In the Blantine Induli case, a witness had also taken a position as DW1, Nicodemus Mutula did here but not much turned on such a claim and the learned judge said:

“The claim by Mr. Charles Njiru Njeru that payment for insurance was made in error is not acceptable as no such error was demonstrated and the money has never been recovered.”

After so expressing himself Khamoni, J. granted the prayers for the two payments to issue. There was no appeal against that decision, which we agree with.

Moving to the issue of costs, now that we have concluded that the appellant was and is still entitled to two payments, with group assurance one having been made, the one from the pension scheme is deserved, warranted and is ordered to be paid. Accordingly, we set aside the learned judge’s decision that only one payment was deserved and in its place order that two payments were and are deserved. If the learned judge awarded half costs because the appellant had succeeded only in a part of his claim, not only was that in the discretion of the court, but it appeared to be the correct position. However, now that we have found that the appellant was entitled to succeed on the whole of his claim, we order full costs to be paid to him.
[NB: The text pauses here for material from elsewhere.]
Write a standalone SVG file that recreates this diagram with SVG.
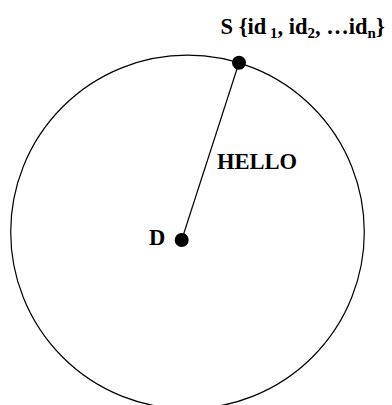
<svg xmlns="http://www.w3.org/2000/svg" width="392" height="405" viewBox="0 0 392 405">
<style>
.lbl{font-family:"Liberation Serif","Times New Roman",serif;font-weight:bold;font-size:22.5px;fill:#000}
.sub{font-size:15px}
.dot{fill:#000}
.edge{stroke:#000;stroke-width:1.2;fill:none}
</style>
<rect width="392" height="405" fill="#fff"/>
<g id="range">
<circle cx="187.5" cy="232" r="176.8" fill="none" stroke="#000" stroke-width="1.2"/>
</g>
<g id="connectors">
<line class="edge" x1="239" y1="62.7" x2="181.7" y2="240"/>
<text class="lbl" x="217" y="169">HELLO</text>
</g>
<g id="node-S">
<circle class="dot" cx="239" cy="62.7" r="7"/>
<text class="lbl" x="220.5" y="34">S {id<tspan class="sub" dy="4"> 1</tspan><tspan dy="-4">, id</tspan><tspan class="sub" dy="4">2</tspan><tspan dy="-4">, …id</tspan><tspan class="sub" dy="4">n</tspan><tspan dy="-4">}</tspan></text>
</g>
<g id="node-D">
<circle class="dot" cx="181.7" cy="240" r="7"/>
<text class="lbl" x="149" y="245">D</text>
</g>
</svg>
Concluding with the interest rate applicable, the learned judge awarded it at court’s rates on the group insurance sum which was paid as the proceedings were under way. We have found that the appellant was also entitled to the lump sum under the pension scheme. So we direct that interest payable at court rates do and run from the institution of the suit to the date the sum is paid in full, and not from an earlier date. There has been no strong reason advanced as to why interest should cover that period.

In the result, this appeal is allowed in the orders stated above and with costs.

Dated and delivered at Nairobi this 8th day of May, 2015.

R. N. NAMBUYE

JUDGE OF APPEAL


W. KARANJA

JUDGE OF APPEAL


J. W. MWERA

JUDGE OF APPEAL

I certify that this is a true copy of the original.